Immer wieder flogen Steine, Feuerwerkskörper und Flaschen. Autos wurden beschädigt, Scheiben eingeworfen. Die gewaltbereiten Autonomen errichteten Barrikaden und zündeten Müll auf den Straßen an. Am Abend war die Lage im Stadtteil Plauen besonders angespannt. Dort hatten Neonazis eine Polizeikette durchbrochen. Ein Großaufgebot der Polizei kontrollierte an den Zufahrtsstraßen Autos und Busse, trotzdem gelangten hunderte Gewaltbereiter beider politischer Lager in die Stadt. Ca. 100 Polizisten waren dabei verletzt worden.
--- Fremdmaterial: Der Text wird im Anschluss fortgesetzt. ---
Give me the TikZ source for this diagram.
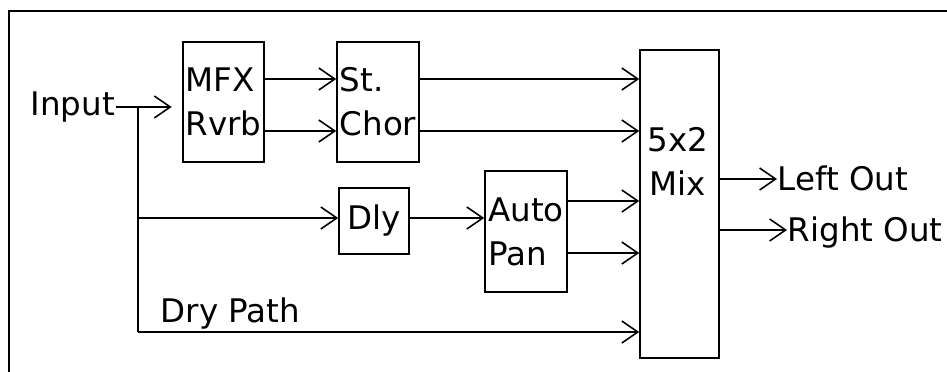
\documentclass[tikz,border=0pt]{standalone}
\usepackage{fontspec}
\setmainfont{DejaVu Sans}
\usepackage{tikz}
\usetikzlibrary{arrows.meta,positioning}

\begin{document}
\begin{tikzpicture}[
  x=0.02cm, y=-0.02cm,
  font=\fontsize{18.5}{25}\selectfont,
  line width=0.9pt,
  >={Straight Barb[length=0.32cm,width=0.44cm]},
  fxbox/.style={draw, align=left, inner sep=0pt},
  lab/.style={inner sep=0pt, anchor=west, text height=13.5pt, text depth=0pt},
  frame/.style={line width=0.6pt}
]
\useasboundingbox (0,0) rectangle (947,372);
\draw[frame] (9,372) -- (9,11) -- (947,11);

% effect blocks
\node[fxbox, minimum width=1.62cm, minimum height=2.4cm] (mfx) at (223.5,102) {MFX\\Rvrb};
\node[fxbox, minimum width=1.64cm, minimum height=2.4cm] (chor) at (378,102) {St.\\Chor};
\node[fxbox, minimum width=1.4cm, minimum height=1.32cm] (dly) at (374,221) {Dly};
\node[fxbox, minimum width=1.64cm, minimum height=2.42cm] (pan) at (526,231.5) {Auto\\Pan};
\node[fxbox, minimum width=1.58cm, minimum height=6.16cm] (mix) at (679.5,204) {};
\node[align=center, inner sep=0pt] (mixlbl) at (678,161) {5x2\\Mix};

% labels
\node[lab] (input) at (30,104) {Input};
\node[lab] (dry) at (160,311) {Dry Path};
\node[lab] (lout) at (777,179) {Left Out};
\node[lab] (rout) at (787,230) {Right Out};

% input split
\coordinate (br) at (138,107);
\coordinate (brm) at (138,218);
\coordinate (brd) at (138,332);
\draw[->, shorten >=6pt] (input.east |- br) -- (mfx.west |- br);
\draw (br) -- (brd);
\draw[->] (brm) -- (dly.west |- brm);
\draw[->] (brd) -- (mix.west |- brd);

% signal paths
\foreach \yy in {79,131} {
  \draw[->] (mfx.east |- 0,\yy) -- (chor.west |- 0,\yy);
  \draw[->] (chor.east |- 0,\yy) -- (mix.west |- 0,\yy);
}
\draw[->] (dly.east |- 0,218) -- (pan.west |- 0,218);
\foreach \yy in {201,253} {
  \draw[->] (pan.east |- 0,\yy) -- (mix.west |- 0,\yy);
}

% outputs
\draw[->] (mix.east |- lout) -- (lout.west);
\draw[->] (mix.east |- rout) -- (rout.west);
\end{tikzpicture}
\end{document}
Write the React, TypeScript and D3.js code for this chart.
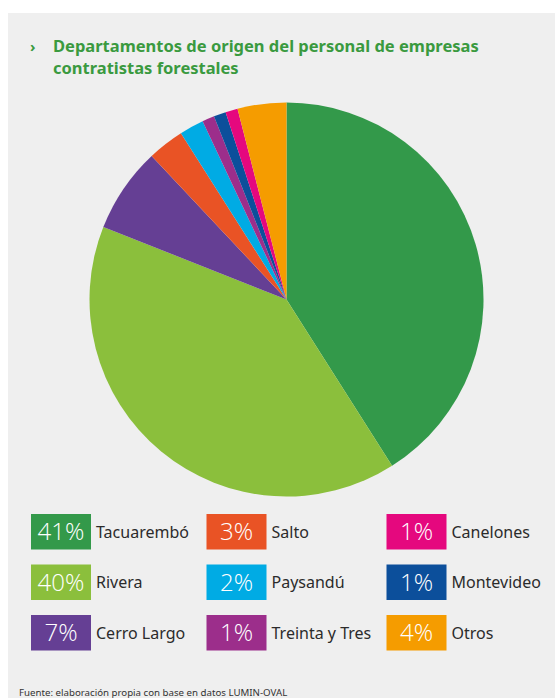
import * as d3 from "d3";

const departments = [
  "Tacuarembó",
  "Rivera",
  "Cerro Largo",
  "Salto",
  "Paysandú",
  "Treinta y Tres",
  "Montevideo",
  "Canelones",
  "Otros",
];
const shares = [41, 40, 7, 3, 2, 1, 1, 1, 4];
const colors = [
  "#33994a",
  "#8bbf3c",
  "#653f94",
  "#e95325",
  "#00abe4",
  "#9c2e8b",
  "#0c4f9b",
  "#e5087e",
  "#f59c00",
];
// legend reads column by column
const legendOrder = [
  "Tacuarembó",
  "Rivera",
  "Cerro Largo",
  "Salto",
  "Paysandú",
  "Treinta y Tres",
  "Canelones",
  "Montevideo",
  "Otros",
];

const W = 555;
const H = 698;

export default function App() {
  const rows = departments.map((name, i) => ({ name, value: shares[i], color: colors[i] }));

  const pie = d3
    .pie<(typeof rows)[number]>()
    .sort(null)
    .value((d) => d.value)
    .startAngle(0)
    .endAngle(2 * Math.PI);
  const arcs = pie(rows);
  const arc = d3.arc<d3.PieArcDatum<(typeof rows)[number]>>().innerRadius(0).outerRadius(197);

  const cx = 286.5;
  const cy = 299.5;

  const colX = [31, 206.5, 386.5];
  const rowY = [514, 564.5, 615];
  const boxW = 60;
  const boxH = 35.5;

  return (
    <svg
      width={W}
      height={H}
      style={{ position: "fixed", left: 0, top: 0 }}
      fontFamily="'Noto Sans', sans-serif"
    >
      <rect x={0} y={0} width={W} height={H} fill="#ffffff" />
      <rect x={8} y={13} width={W - 8} height={H - 13} fill="#efefef" />

      <g fill="#3a9a3f" fontWeight={700} fontSize={16.5}>
        <text x={30} y={52} fontSize={15}>›</text>
        <text x={53} y={52}>Departamentos de origen del personal de empresas</text>
        <text x={53} y={73.5}>contratistas forestales</text>
      </g>

      <g transform={`translate(${cx},${cy})`}>
        {arcs.map((a) => (
          <path key={a.data.name} d={arc(a) ?? ""} fill={a.data.color} />
        ))}
      </g>

      <g>
        {legendOrder.map((name, k) => {
          const i = departments.indexOf(name);
          const x = colX[Math.floor(k / 3)];
          const y = rowY[k % 3];
          return (
            <g key={name} transform={`translate(${x},${y})`}>
              <rect width={boxW} height={boxH} fill={colors[i]} />
              <text
                x={boxW / 2}
                y={boxH / 2 + 8.5}
                textAnchor="middle"
                fill="#ffffff"
                fontSize={24}
                fontWeight={300}
                fontFamily="'Open Sans', sans-serif"
              >
                {shares[i]}%
              </text>
              <text x={boxW + 5} y={boxH / 2 + 6} fill="#2b2b2b" fontSize={16}>
                {name}
              </text>
            </g>
          );
        })}
      </g>

      <text x={19} y={696} fill="#333333" fontSize={9.7}>
        Fuente: elaboración propia con base en datos LUMIN-OVAL
      </text>
    </svg>
  );
}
Spontandemo gegen Durchsuchung von Pfarrwohnung

Am Abend protestierten mehrere Hundert Menschen vor dem Haus der Jungen Gemeinde in Jena gegen die Polizeiaktion - unter ihnen auch Jenas Oberbürgermeister Albrecht Schröter (SPD) sowie Grünen-Fraktionschefin Siegesmund.

Auf der Startseite der Jungen Gemeinde (http://jg-stadtmitte.de) protestiert die "SOLIGRUPPE" gegen die Polizeiaktion und ruft zu Spenden zur Deckung der Anwaltskosten und für ein neues Dienstfahrzeug auf, wörtlich heißt es: Der bundesweit bekannte Lautsprecherwagen, mit dem auf Demonstrationen Leute eingesammelt, mit Informationen, Musik, Wasser und Kaffee versorgt werden, wurde als „Tatmittel“ ab- und nach Sachsen verschleppt. Damit wird die alltägliche Arbeit der JG empfindlich behindert."

Junge Gemeinde (JG) war schon zu DDR-Zeiten die Jugendarbeit der Ev. Kirche

Junge Gemeinde (kurz JG) war die Organisationsform der kirchlichen Jugendarbeit innerhalb der evangelischen Kirche in der DDR, sie war die Jugendgruppe einer Kirchengemeinde. Sie bot über ihre gemeindliche, biblische Orientierung hinaus einen Raum, eigene Gedanken auszusprechen, die unabhängig von staatlichen Denkvorschriften und der Zensur waren. Sie wurde zum Sammelbecken für systemkritische Jugendliche. Sie gilt als Mit-Vorbereiter der friedlichen Revolution 1989 (wikipedia.de). Der Name wurde nach der Wende beibehalten.